Yu qualified for Monday's final of the 200m individual medley and came fourth, missing out on a remarkable medal by just 0.06sec in what is not considered her strongest event.

The race was won by Canada's Summer McIntosh -- she competed at the Tokyo Olympics as a 14-year-old and last summer in Paris won three golds at age 17.

Yu was at it again on Wednesday in Singapore, racing alongside comparative veteran McIntosh to reach the finals of the 200m butterfly.

Yu, who turns 13 in October, will also race in the 400m medley later this week.

The Chinese prodigy, who discovered swimming aged six as a way to cool off in China's roasting summers, has drawn historical comparisons to Inge Sorensen.

At 12, the Dane was the youngest-ever winner of an Olympic swimming medal after her bronze at the Berlin Games of 1936.

More recently, there was Bahrain's Alzain Tareq, who was 10 when she competed at the swimming world championships in Kazan, Russia, in 2015.

Unlike Yu, however, she never came close to a medal.

Asked this week if she was a "genius", Yu replied: "No, not really. It's all the result of hard training."

- 'Too early' -

While Yu's performances have been impressive and could well yield a medal, not everyone thinks she should be competing in Singapore.

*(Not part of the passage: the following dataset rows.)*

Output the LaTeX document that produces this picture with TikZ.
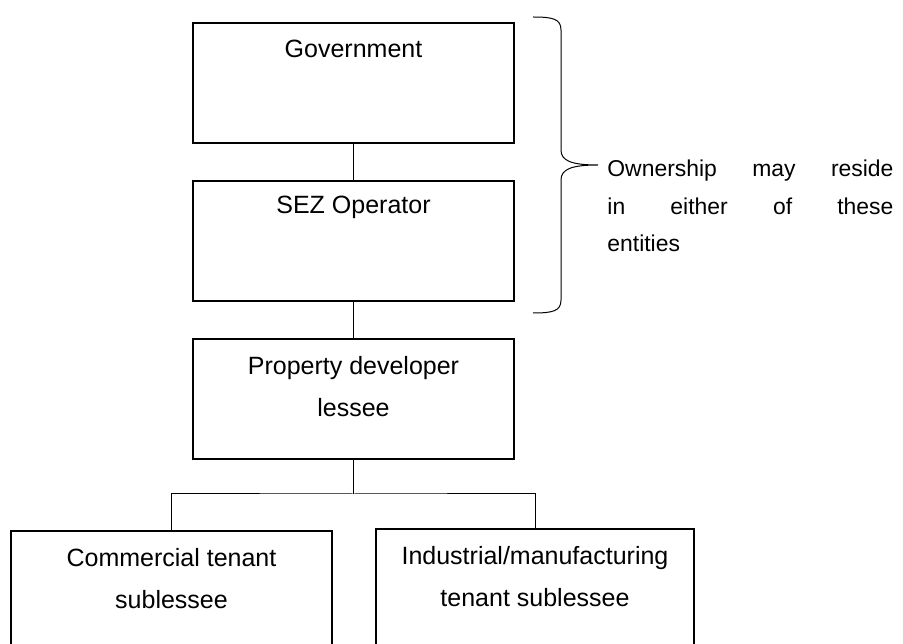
\documentclass[tikz,border=0pt]{standalone}
\usepackage{fontspec}
\setmainfont{Liberation Sans}
\usepackage{tikz}
\usetikzlibrary{positioning}
\usepackage{xcolor}

\begin{document}
\begin{tikzpicture}[x=.48pt,y=-.48pt,
  box/.style={draw,line width=.96pt,minimum width=154.1pt,minimum height=57.6pt,inner sep=0pt},
  lbl/.style={align=center,inner sep=0pt,font=\fontsize{12pt}{20.2pt}\selectfont},
  wire/.style={line width=.48pt}]
\useasboundingbox (0,0) rectangle (903,644);
\node[box] (gov) at (353.5,83) {};
\node[box] (sez) at (353.5,241) {};
\node[box] (pd) at (353.5,399) {};
\node[box,minimum height=61.9pt] (com) at (171.5,595.5) {};
\node[box,minimum width=152.6pt,minimum height=62.9pt] (ind) at (535,594.5) {};
\node[lbl,anchor=base] (govt) at (353.5,58) {Government};
\node[lbl,anchor=base] (sezt) at (353.5,214) {SEZ Operator};
\node[lbl,anchor=base] (pdt) at (353.5,417) {Property developer\\lessee};
\node[lbl,anchor=base] (comt) at (171.5,609) {Commercial tenant\\sublessee};
\node[lbl,anchor=base] (indt) at (535,607) {Industrial/manufacturing\\tenant sublessee};
\coordinate (bus) at (353.5,494);
\draw[wire] (gov) -- (sez);
\draw[wire] (sez) -- (pd);
\draw[wire] (pd) -- (bus);
\draw[wire] (com.north) |- (bus) -| (ind.north);
% brace
\draw[wire] (533,17) .. controls (553,17) and (561,19) .. (561,30) -- (561,150)
  .. controls (561,161) and (572,165) .. (598,165)
  .. controls (572,165) and (561,169) .. (561,180) -- (561,300)
  .. controls (561,311) and (553,313) .. (533,313);
\node[anchor=base west,text width=137.3pt,align=left,inner sep=0pt,
  font=\fontsize{11pt}{18pt}\selectfont] (own) at (607,177)
  {Ownership\hfill may\hfill reside\\in\hfill either\hfill of\hfill these\\entities};
\end{tikzpicture}
\end{document}
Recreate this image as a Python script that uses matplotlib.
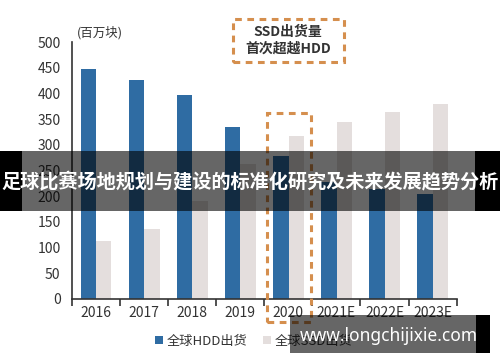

Some in the sport have raised questions about the impact on Yu mentally and physically of high-level training and competing at an age when she is still developing as a person.

Under current World Aquatics rules, the minimum age is 14 but younger swimmers can compete at the championships if -- like Yu -- they are fast enough.

Christian Hansmann, sports director of German swimming, called her participation in Singapore "questionable".

"Putting a girl of 12 in front of a world championship crowd of 5,000 spectators, with the high pressure from the media and the coaches, is far too early in my opinion," said Hansmann, who has children of a similar age.

French swimmer Lilou Ressencourt admitted it "pisses me off to be beaten by a girl 10 years younger than me" and said she was surprised by how fast Yu is at such a young age.

She too fears for Yu's physical and mental well-being.

"I'm 22 and handling world championships, even French championships, can be difficult," Ressencourt told AFP.

"I tell myself that at 12, you have a heavy responsibility... it's not normal at 12 to have that kind of pressure."

- Finding balance -

Yu's presence in Singapore could force a rethink of the rules at World Aquatics, the sport's governing body.

Executive director Brent Nowicki admitted they had been surprised that someone as young as Yu had been fast enough to qualify.

Nowicki said World Aquatics "feel quite good about where we are with our safeguarding approach in our sport", but admitted that Yu could force a re-evaluation of its rules.

"She's great. I mean, there's a big future there for her. Hopefully there could be good things that could happen out of this, and it could be great," he said.

But he added: "Obviously we have to make sure that that's what it is, right? We don't want to tip that balance and go the other way, and we have to be careful about that."

Many other sports have wrestled with the same age issue.

In 2022, ice skating's governing body voted to raise the minimum age for senior competition from 15 to 17, months after an Olympics drug scandal involving Russian teenager Kamila Valieva.

Katarina Witt, who was 18 when she won Olympic skating gold at the 1984 Sarajevo Games for East Germany, said the change was "primarily protecting the female athletes from their sometimes over-ambitious managers".